In such institutions, scientists are forced to fend for themselves and to build their own personal collections - any one of which may be more valuable and relevant than all the material in the library. Scientists acquire their own material by setting up arrangements with their friends and colleagues, and they pick up publications when they travel. These personal collections are often largely in the form of reprints of journal articles, and many scientists mail printed postcards to request reprints from the authors. Some scientists go to great trouble to acquire documents in this way, and they may have quite elaborate indexes, nowadays often on a personal computer (PC).
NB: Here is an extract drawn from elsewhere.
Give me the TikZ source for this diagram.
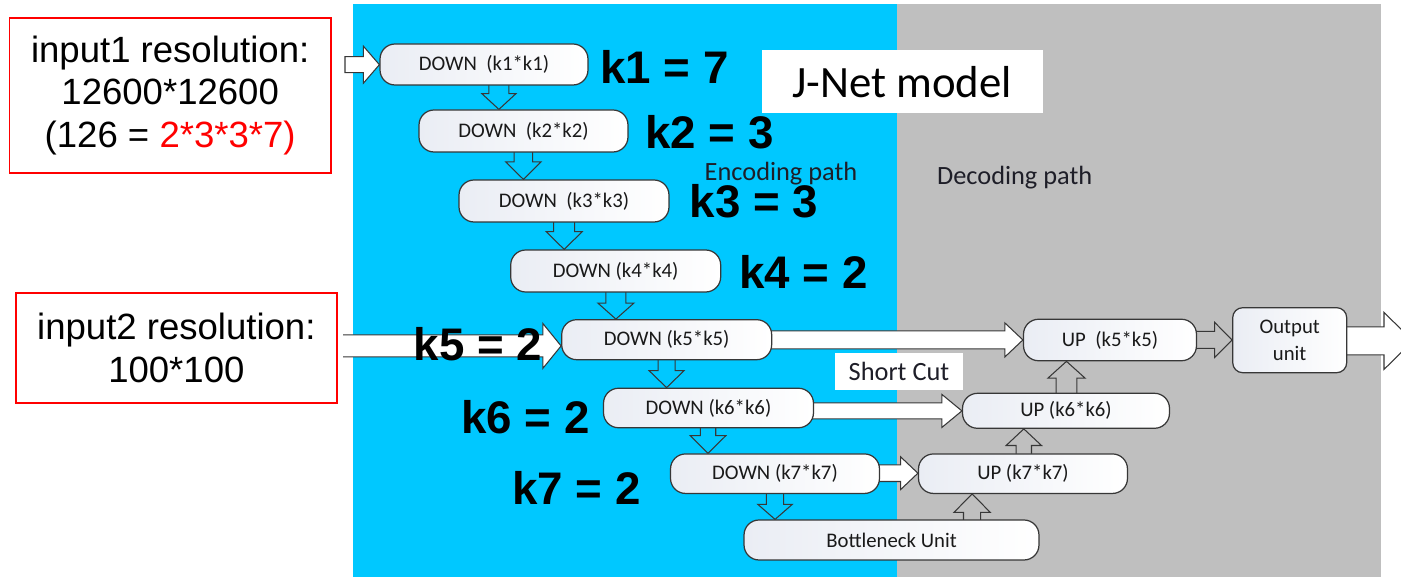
\documentclass[tikz,border=0pt]{standalone}
\usepackage{fontspec}
\setmainfont{Liberation Sans}
\newfontfamily\carl{Carlito}
\usetikzlibrary{calc}
\definecolor{encblue}{RGB}{0,200,255}
\definecolor{decgray}{RGB}{191,191,191}
\definecolor{edgec}{RGB}{55,55,55}
\definecolor{nodeL}{RGB}{234,237,244}
\definecolor{labc}{RGB}{30,30,40}
\definecolor{redc}{RGB}{255,0,0}
\pgfdeclarelayer{back}
\pgfdeclarelayer{mid}
\pgfsetlayers{back,mid,main}
\def\pxu{0.56906pt}
% horizontal block arrow: [options] from, to, y(px), shaft half, head half, head length
\newcommand\hbarrow[7][]{%
  \draw[blockarrow,#1] let \p1=(#2), \p2=(#3) in
    (\x1,{-(#4-#5)*\pxu}) -- ({\x2-#7*\pxu},{-(#4-#5)*\pxu}) -- ({\x2-#7*\pxu},{-(#4-#6)*\pxu})
    -- (\x2,{-#4*\pxu}) -- ({\x2-#7*\pxu},{-(#4+#6)*\pxu}) -- ({\x2-#7*\pxu},{-(#4+#5)*\pxu})
    -- (\x1,{-(#4+#5)*\pxu});}
\newcommand\hbarrowclosed[6]{%
  \draw[blockarrow] let \p1=(#1), \p2=(#2) in
    (\x1,{-(#3-#4)*\pxu}) -- ({\x2-#6*\pxu},{-(#3-#4)*\pxu}) -- ({\x2-#6*\pxu},{-(#3-#5)*\pxu})
    -- (\x2,{-#3*\pxu}) -- ({\x2-#6*\pxu},{-(#3+#5)*\pxu}) -- ({\x2-#6*\pxu},{-(#3+#4)*\pxu})
    -- (\x1,{-(#3+#4)*\pxu}) -- cycle;}
% vertical block arrow (outline only): from, to, x(px), shaft half, head half, signed head length (+ down)
\newcommand\vbarrow[6]{%
  \draw[blockarrow, fill=none] let \p1=(#1), \p2=(#2) in
    ({(#3-#4)*\pxu},\y1) -- ({(#3-#4)*\pxu},{\y2+(#6)*\pxu}) -- ({(#3-#5)*\pxu},{\y2+(#6)*\pxu})
    -- ({#3*\pxu},\y2) -- ({(#3+#5)*\pxu},{\y2+(#6)*\pxu}) -- ({(#3+#4)*\pxu},{\y2+(#6)*\pxu})
    -- ({(#3+#4)*\pxu},\y1);}
\tikzset{
  blockarrow/.style={draw=edgec, fill=white, line width=0.6pt, line join=miter},
  unit/.style={draw=edgec, line width=0.7pt, rounded corners=0.3cm, left color=nodeL, right color=white,
    font=\carl\fontsize{11.8}{14}\selectfont, text=black!90, inner sep=0pt},
  redbox/.style={draw=redc, line width=0.9pt, align=center, inner sep=0pt,
    font=\fontsize{20.8}{24.2}\selectfont},
  klab/.style={font=\bfseries\fontsize{26}{30}\selectfont, inner sep=0pt, anchor=west},
  pathlab/.style={font=\carl\fontsize{15}{18}\selectfont, text=labc, inner sep=0pt},
}
\begin{document}
\begin{tikzpicture}[x=0.02cm, y=-0.02cm]
\useasboundingbox (0,0) rectangle (1401,577);
\begin{pgfonlayer}{back}
  \fill[encblue] (352.7,4) rectangle (897,577);
  \fill[decgray] (897,4) rectangle (1381,577);
\end{pgfonlayer}

% input boxes
\node[redbox, minimum width=6.434cm, minimum height=3.112cm] (r1) at (170.2,95.5)
  {input1 resolution:\\12600*12600\\(126 = \textcolor{redc}{2*3*3*7)}};
\node[redbox, minimum width=6.426cm, minimum height=2.2cm] (r2) at (176.35,348)
  {input2 resolution:\\100*100};

% labels
\node[fill=white, minimum width=5.62cm, minimum height=1.266cm, inner sep=0pt,
  font=\carl\fontsize{25.5}{30}\selectfont] (title) at (902.2,81.7) {J-Net model};
\node[pathlab] (enc) at (781,174) {Encoding path};
\node[pathlab] (dec) at (1014.7,177.5) {Decoding path};
\node[fill=white, minimum width=2.57cm, minimum height=0.734cm, inner sep=0pt,
  font=\carl\fontsize{15}{18}\selectfont, text=labc] (sc) at (899,371.7) {Short Cut};

% encoder units
\node[unit, minimum width=4.16cm, minimum height=0.82cm] (d1) at (484,64.5) {DOWN\ \ (k1*k1)};
\node[unit, minimum width=4.18cm, minimum height=0.84cm] (d2) at (523.5,131) {DOWN\ \ (k2*k2)};
\node[unit, minimum width=4.2cm, minimum height=0.84cm] (d3) at (564,201) {DOWN\ \ (k3*k3)};
\node[unit, minimum width=4.2cm, minimum height=0.84cm] (d4) at (615.7,271) {DOWN (k4*k4)};
\node[unit, minimum width=4.2cm, minimum height=0.8cm] (d5) at (666.7,339.7) {DOWN (k5*k5)};
\node[unit, minimum width=4.2cm, minimum height=0.79cm] (d6) at (708.5,408) {DOWN (k6*k6)};
\node[unit, minimum width=4.18cm, minimum height=0.79cm] (d7) at (775,473.7) {DOWN (k7*k7)};
\node[unit, minimum width=5.9cm, minimum height=0.8cm] (bn) at (891.5,540) {Bottleneck Unit};
% decoder units
\node[unit, minimum width=4.18cm, minimum height=0.79cm] (u7) at (1023,473.7) {UP (k7*k7)};
\node[unit, minimum width=4.14cm, minimum height=0.7cm] (u6) at (1066,410.8) {UP (k6*k6)};
\node[unit, minimum width=3.46cm, minimum height=0.83cm] (u5) at (1110,340) {UP\ \ (k5*k5)};
\node[unit, rounded corners=0.2cm, minimum width=2.28cm, minimum height=1.3cm, align=center,
  font=\carl\fontsize{11.8}{15.5}\selectfont] (out) at (1289.7,340.2) {Output\\unit};

% k labels
\node[klab] (k1) at (600,67) {k1 = 7};
\node[klab] (k2) at (645,132) {k2 = 3};
\node[klab] (k3) at (689.3,201.5) {k3 = 3};
\node[klab] (k4) at (739,272) {k4 = 2};
\node[klab] (k5) at (413.3,344) {k5 = 2};
\node[klab] (k6) at (461,417) {k6 = 2};
\node[klab] (k7) at (512,488) {k7 = 2};

\coordinate (in1s) at (345,64.7);
\coordinate (in2s) at (343,346);
\coordinate (otip) at (1413,341);

\begin{pgfonlayer}{mid}
  \hbarrowclosed{in1s}{d1.west}{64.7}{8}{18.5}{16}
  \hbarrow{in2s}{d5.west}{346}{11}{22.5}{18.3}
  \hbarrow{$(d5.east)+(-8,0)$}{u5.west}{340}{9}{17}{18}
  \hbarrow{$(d6.east)+(-8,0)$}{u6.west}{411}{8}{16.5}{20}
  \hbarrow{$(d7.east)+(-8,0)$}{u7.west}{473.3}{8.3}{16.3}{17.2}
  \hbarrow[fill=none]{$(u5.east)+(-8,0)$}{out.west}{340}{8.5}{17.5}{17.4}
  \hbarrow{$(out.east)+(-8,0)$}{otip}{341}{14}{28.5}{29}
  \vbarrow{$(d1.south)+(0,-6)$}{d2.north}{499}{10}{17}{15.7}
  \vbarrow{$(d2.south)+(0,-6)$}{d3.north}{523.5}{9.2}{17.8}{17.6}
  \vbarrow{$(d3.south)+(0,-6)$}{d4.north}{564.3}{10.5}{18}{17.7}
  \vbarrow{$(d4.south)+(0,-6)$}{d5.north}{616}{10}{18}{16}
  \vbarrow{$(d5.south)+(0,-6)$}{d6.north}{666.7}{8.5}{17.5}{17}
  \vbarrow{$(d6.south)+(0,-6)$}{d7.north}{708.2}{7.7}{17.8}{17.7}
  \vbarrow{$(d7.south)+(0,-6)$}{bn.north}{775.2}{8.6}{17.2}{15}
  \vbarrow{$(bn.north)+(0,6)$}{u7.south}{972.3}{8.6}{18.2}{-18.3}
  \vbarrow{$(u7.north)+(0,6)$}{u6.south}{1024}{7.7}{17.7}{-16.6}
  \vbarrow{$(u6.north)+(0,6)$}{u5.south}{1066.7}{10.3}{18.5}{-16.7}
\end{pgfonlayer}
\end{tikzpicture}
\end{document}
'Information is power,' and it is an unfortunate fact that there are some scientists who, having invested time in building a collection, are unwilling to share it with their colleagues. The institution loses because:
· scientists consume time that might otherwise be devoted to their research, especially when several scientists are independently chasing the same information;· information resources are dispersed among different offices, overlap in content and are not easily accessible (there is no comprehensive catalogue of what is held); and
· its reputation suffers when authors receive multiple, and obviously uncoordinated, requests from the institute's staff.
Clearly, scientists would not be as inclined to spend their time collecting and organizing reprints if the publications most needed were available in the library. Even an institution that is limited in its resources for purchasing can improve the situation by requiring scientists to channel their reprint requests through the library. In writing to an author, the librarian should name the scientist who first made the request and add a line or two to indicate the purpose for which the reprint is needed. Proceeding in this way ensures that requests are not duplicated and that, once the library has obtained a reprint, it is probably catalogued, listed, and made accessible to all of the scientists who might wish to see it now or later.
To be effective, scientists must have access to information relating to their work, and, if it is not provided by the institution, they will use other methods, even very inefficient methods, to acquire it. If the institution is to avoid such a situation, it must develop the means to serve the information needs of its researchers, and that requires having a budget for the purpose. Generally, one must pay for the things that are most useful, namely reference books, handbooks and textbooks, and subscribe to the most relevant journals. Directors need to weigh these needs against competing needs, and make appropriate allocations in budgets.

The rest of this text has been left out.